I can't imagine you can get it done in India though you can always ask at your nearest Mexican consulate or the Embassy if it is possible. If your visa is still valid, you will use it to enter Mexico, and then you just go to your nearest INM office and ask what you need to do to have it changed to your new employer.


----------



## Longford (May 25, 2012)

multiple_visa_holder said:


> Dear All,
> 
> I'm from India & have work permit for Mexico through company "A". I work for few months & returned back home. Now I've joined company "B" & they also have work in Mexico. Can I use the same work permit? Can it be transfered or the whole process needs to be initiated again?
> I've Australian work permit as well & I'm currently in Australia. When I got Mexico work permit I had USA L1 as well.
> ...


The visas are for periods of time certain, not open-ended. When you left Mexico you were required by INM regulations to report the change to your employment status and change of residential address if I'm recalling the requirements correctly. Therefore, if my assumptions are accurate, I suspect you will be penalized if the original (Employer A) permission has not expired and INM will have the option of denying your request for change in employer. If the Employer A visa with work permission has expired and you failed to report your change of status and you go to INM with an application for permission to work for Employer B, in addition to a fine, they may deny your application for your earlier violation of regulations.

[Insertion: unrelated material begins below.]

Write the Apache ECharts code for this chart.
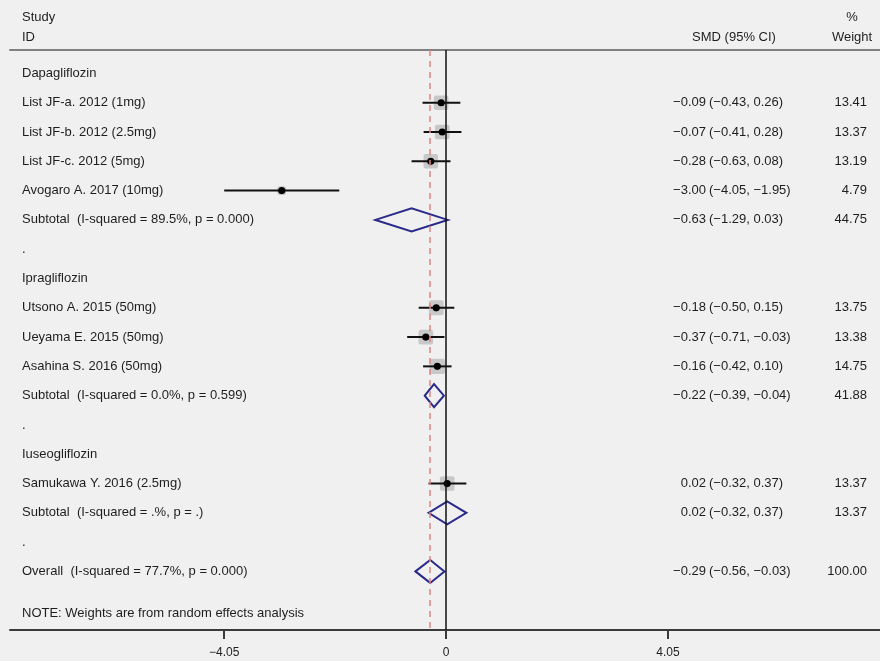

If you did not surrender your visa and notified INM of your change of status when you left Employer A and returned home, have you advised Employer B of that? If Employer B is large, well-known and provides the services of an immigration attorney or other staff to assist with visa requests for in-bound employees that person or persons ought to be the ones to consult about this or consult an immigration attorney in Mexico privately. Bottom line, to my way of thinking ... if the surrender of the original visa and/or status notifications weren't made then you have some challenges to overcome.


----------